**EXERCISE PROMPT**
Skip all pictures, then print the remaining material exactly.

**INFORMATION PROVIDED**

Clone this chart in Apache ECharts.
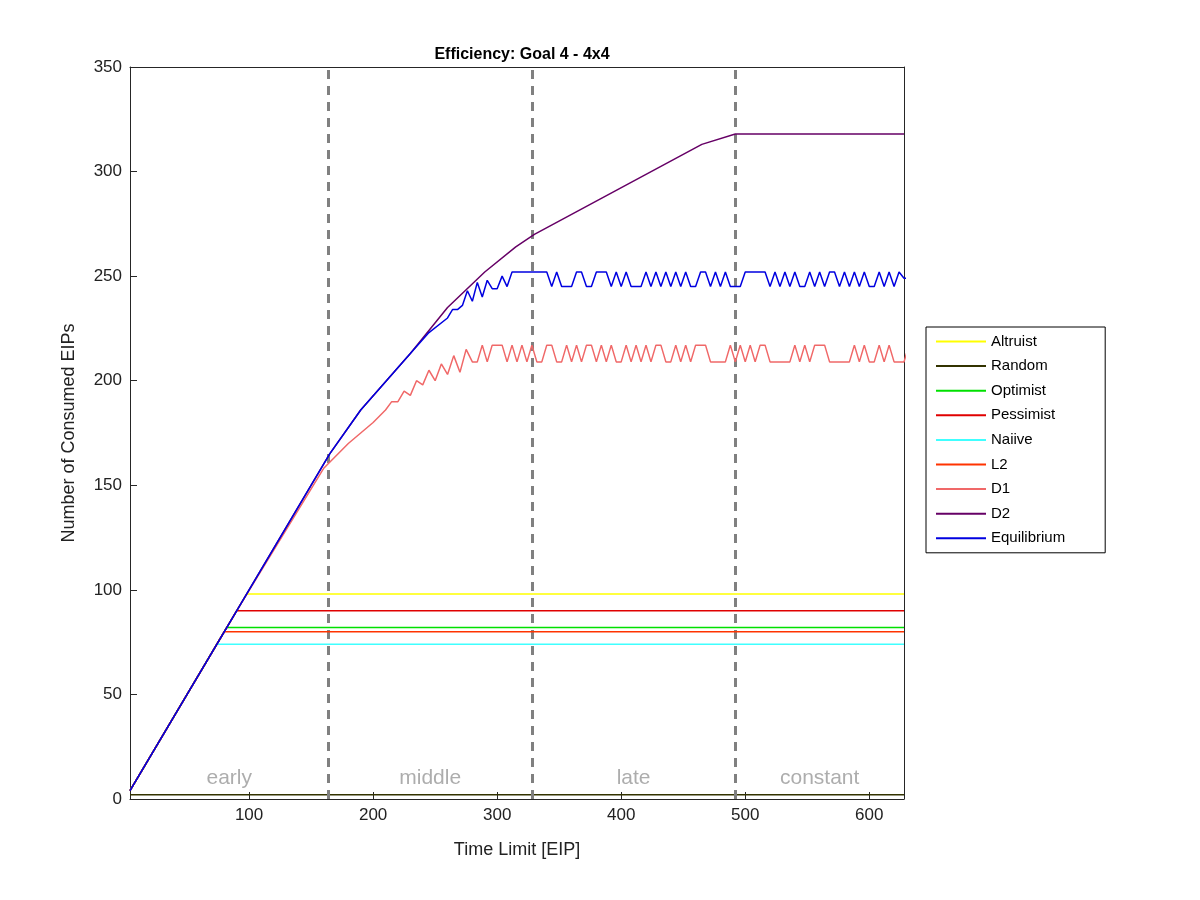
<!DOCTYPE html>
<html><head><meta charset="utf-8">
<script src="https://cdn.jsdelivr.net/npm/echarts@6/dist/echarts.min.js"></script>
<style>body{margin:0;background:#fff}#c{width:1200px;height:900px}</style></head>
<body><div id="c"></div>
<script>
const seriesNames = ['Altruist','Random','Optimist','Pessimist','Naiive','L2','D1','D2','Equilibrium'];
const colors = ['#ffff00','#333300','#00e000','#e00000','#40ffff','#ff3300','#f06868','#660066','#0000e0'];
const xTicks = [100,200,300,400,500,600];
const altruist = [[4,4],[98,98],[628,98]];
const random = [[4,2],[628,2]];
const optimist = [[4,4],[82,82],[628,82]];
const pessimist = [[4,4],[90,90],[628,90]];
const naiive = [[4,4],[74,74],[628,74]];
const l2 = [[4,4],[80,80],[628,80]];
const d2 = [[4,4],[165,165],[190,186],[230,213],[260,235],[290,252],[315,264],[330,270],[465,313],[492,318],[628,318]];
const eqRise = [[4,4],[90,90],[165,165],[190,186],[230,213],[245,223],[260,230],[264,234],[268,234],[272,236],[276,243],[280,238],[284,247],[288,240],[292,248],[296,244],[300,244],[304,250],[308,245],[312,252]];
const eqOscStart = 316;
const eqOsc = [252,252,252,252,252,252,252,245,252,245,245,245,252,252,245,245,252,252,252,245,252,245,252,245,245,245,252,245,252,245,252,245,252,245,252,245,245,252,252,245,252,245,252,245,245,245,252,252,252,252,252,245,252,245,252,245,252,245,245,252,245,252,245,252,252,245,252,245,252,245,252,245,245,252,245,252,245,252,249,249];
const d1Rise = [[4,4],[90,90],[160,158],[180,170],[200,180],[210,186],[215,190],[220,190],[225,195],[230,193],[235,200],[240,198],[245,205],[250,200],[255,208],[260,203],[265,212],[270,204],[275,215],[280,209]];
const d1OscStart = 284;
const d1Osc = [209,217,209,217,217,217,209,217,209,217,209,217,209,209,217,217,209,209,217,209,217,209,217,217,209,217,209,217,209,209,217,209,217,209,217,209,217,217,209,209,217,209,217,209,217,217,217,209,209,209,209,217,209,217,209,217,209,217,217,209,209,209,209,209,217,209,217,209,217,217,217,209,209,209,209,209,217,209,217,209,209,217,209,217,209,209,209,217,209,209,217,217,217];
const phases = [164,328,492];
const phaseLabels = [[84,'early'],[246,'middle'],[410,'late'],[560,'constant']];

const eq = eqRise.concat(eqOsc.map((v,i)=>[eqOscStart+4*i,v]));
const d1 = d1Rise.concat(d1Osc.map((v,i)=>[d1OscStart+4*i,v]));
const allData = [altruist,random,optimist,pessimist,naiive,l2,d1,d2,eq];

const chart = echarts.init(document.getElementById('c'));
const font = 'Liberation Sans, Arial, sans-serif';
const series = allData.map((d,i)=>({
  name: seriesNames[i], type:'line', data:d, symbol:'none', showSymbol:false,
  lineStyle:{width:1.5,color:colors[i]}, itemStyle:{color:colors[i]}, animation:false, z:3+i
}));
series[0].markLine = {silent:true, symbol:'none', label:{show:false},
  lineStyle:{type:[9,7],color:'#808080',width:3}, data: phases.map(p=>({xAxis:p}))};
series.push({type:'scatter', data: phaseLabels.map(p=>[p[0],10,p[1]]), symbolSize:0, silent:true,
  label:{show:true, formatter:p=>p.data[2], color:'#999999', fontSize:21, fontFamily:font, position:'inside'}});
chart.setOption({
  animation:false,
  title:{text:'Efficiency: Goal 4 - 4x4', left:517, top:42, textAlign:'center',
    textStyle:{fontSize:16,fontWeight:'bold',fontFamily:font,color:'#000'}},
  grid:{left:130,right:296,top:67,bottom:101},
  legend:{data:seriesNames, orient:'vertical', left:926, top:327, itemWidth:50, itemHeight:2, itemGap:9.6,
    icon:'rect', borderColor:'#000', borderWidth:1, padding:[7,40,7,10],
    textStyle:{fontSize:15,fontFamily:font,color:'#000'}, backgroundColor:'#fff'},
  xAxis:[{type:'value', min:4, max:628, name:'Time Limit [EIP]', nameLocation:'middle', nameGap:42,
    nameTextStyle:{fontSize:18,fontFamily:font,color:'#222'},
    axisLine:{lineStyle:{color:'#262626',width:1}},
    axisTick:{inside:true,length:7,customValues:xTicks},
    axisLabel:{fontSize:17,fontFamily:font,color:'#222',customValues:xTicks},
    splitLine:{show:false}},
    {type:'value', min:4, max:628, position:'top', axisLine:{show:true,onZero:false,lineStyle:{color:'#262626'}}, axisTick:{show:false}, axisLabel:{show:false}, splitLine:{show:false}}],
  yAxis:[{type:'value', min:0, max:350, interval:50, name:'Number of Consumed EIPs', nameLocation:'middle', nameGap:52,
    nameTextStyle:{fontSize:18,fontFamily:font,color:'#222'},
    axisLine:{show:true,lineStyle:{color:'#262626'}}, axisTick:{inside:true,length:7},
    axisLabel:{fontSize:17,fontFamily:font,color:'#222'}, splitLine:{show:false}},
    {type:'value', min:0, max:350, position:'right', axisLine:{show:true,lineStyle:{color:'#262626'}}, axisTick:{show:false}, axisLabel:{show:false}, splitLine:{show:false}}],
  series
});
</script></body></html>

**THE RESULT**
Clone this chart in Apache ECharts.
<!DOCTYPE html>
<html><head><meta charset="utf-8">
<script src="https://cdn.jsdelivr.net/npm/echarts@6/dist/echarts.min.js"></script>
<style>body{margin:0;background:#fff}#c{width:1200px;height:900px}</style></head>
<body><div id="c"></div>
<script>
const seriesNames = ['Altruist','Random','Optimist','Pessimist','Naiive','L2','D1','D2','Equilibrium'];
const colors = ['#ffff00','#333300','#00e000','#e00000','#40ffff','#ff3300','#f06868','#660066','#0000e0'];
const xTicks = [100,200,300,400,500,600];
const altruist = [[4,4],[98,98],[628,98]];
const random = [[4,2],[628,2]];
const optimist = [[4,4],[82,82],[628,82]];
const pessimist = [[4,4],[90,90],[628,90]];
const naiive = [[4,4],[74,74],[628,74]];
const l2 = [[4,4],[80,80],[628,80]];
const d2 = [[4,4],[165,165],[190,186],[230,213],[260,235],[290,252],[315,264],[330,270],[465,313],[492,318],[628,318]];
const eqRise = [[4,4],[90,90],[165,165],[190,186],[230,213],[245,223],[260,230],[264,234],[268,234],[272,236],[276,243],[280,238],[284,247],[288,240],[292,248],[296,244],[300,244],[304,250],[308,245],[312,252]];
const eqOscStart = 316;
const eqOsc = [252,252,252,252,252,252,252,245,252,245,245,245,252,252,245,245,252,252,252,245,252,245,252,245,245,245,252,245,252,245,252,245,252,245,252,245,245,252,252,245,252,245,252,245,245,245,252,252,252,252,252,245,252,245,252,245,252,245,245,252,245,252,245,252,252,245,252,245,252,245,252,245,245,252,245,252,245,252,249,249];
const d1Rise = [[4,4],[90,90],[160,158],[180,170],[200,180],[210,186],[215,190],[220,190],[225,195],[230,193],[235,200],[240,198],[245,205],[250,200],[255,208],[260,203],[265,212],[270,204],[275,215],[280,209]];
const d1OscStart = 284;
const d1Osc = [209,217,209,217,217,217,209,217,209,217,209,217,209,209,217,217,209,209,217,209,217,209,217,217,209,217,209,217,209,209,217,209,217,209,217,209,217,217,209,209,217,209,217,209,217,217,217,209,209,209,209,217,209,217,209,217,209,217,217,209,209,209,209,209,217,209,217,209,217,217,217,209,209,209,209,209,217,209,217,209,209,217,209,217,209,209,209,217,209,209,217,217,217];
const phases = [164,328,492];
const phaseLabels = [[84,'early'],[246,'middle'],[410,'late'],[560,'constant']];

const eq = eqRise.concat(eqOsc.map((v,i)=>[eqOscStart+4*i,v]));
const d1 = d1Rise.concat(d1Osc.map((v,i)=>[d1OscStart+4*i,v]));
const allData = [altruist,random,optimist,pessimist,naiive,l2,d1,d2,eq];

const chart = echarts.init(document.getElementById('c'));
const font = 'Liberation Sans, Arial, sans-serif';
const series = allData.map((d,i)=>({
  name: seriesNames[i], type:'line', data:d, symbol:'none', showSymbol:false,
  lineStyle:{width:1.5,color:colors[i]}, itemStyle:{color:colors[i]}, animation:false, z:3+i
}));
series[0].markLine = {silent:true, symbol:'none', label:{show:false},
  lineStyle:{type:[9,7],color:'#808080',width:3}, data: phases.map(p=>({xAxis:p}))};
series.push({type:'scatter', data: phaseLabels.map(p=>[p[0],10,p[1]]), symbolSize:0, silent:true,
  label:{show:true, formatter:p=>p.data[2], color:'#999999', fontSize:21, fontFamily:font, position:'inside'}});
chart.setOption({
  animation:false,
  title:{text:'Efficiency: Goal 4 - 4x4', left:517, top:42, textAlign:'center',
    textStyle:{fontSize:16,fontWeight:'bold',fontFamily:font,color:'#000'}},
  grid:{left:130,right:296,top:67,bottom:101},
  legend:{data:seriesNames, orient:'vertical', left:926, top:327, itemWidth:50, itemHeight:2, itemGap:9.6,
    icon:'rect', borderColor:'#000', borderWidth:1, padding:[7,40,7,10],
    textStyle:{fontSize:15,fontFamily:font,color:'#000'}, backgroundColor:'#fff'},
  xAxis:[{type:'value', min:4, max:628, name:'Time Limit [EIP]', nameLocation:'middle', nameGap:42,
    nameTextStyle:{fontSize:18,fontFamily:font,color:'#222'},
    axisLine:{lineStyle:{color:'#262626',width:1}},
    axisTick:{inside:true,length:7,customValues:xTicks},
    axisLabel:{fontSize:17,fontFamily:font,color:'#222',customValues:xTicks},
    splitLine:{show:false}},
    {type:'value', min:4, max:628, position:'top', axisLine:{show:true,onZero:false,lineStyle:{color:'#262626'}}, axisTick:{show:false}, axisLabel:{show:false}, splitLine:{show:false}}],
  yAxis:[{type:'value', min:0, max:350, interval:50, name:'Number of Consumed EIPs', nameLocation:'middle', nameGap:52,
    nameTextStyle:{fontSize:18,fontFamily:font,color:'#222'},
    axisLine:{show:true,lineStyle:{color:'#262626'}}, axisTick:{inside:true,length:7},
    axisLabel:{fontSize:17,fontFamily:font,color:'#222'}, splitLine:{show:false}},
    {type:'value', min:0, max:350, position:'right', axisLine:{show:true,lineStyle:{color:'#262626'}}, axisTick:{show:false}, axisLabel:{show:false}, splitLine:{show:false}}],
  series
});
</script></body></html>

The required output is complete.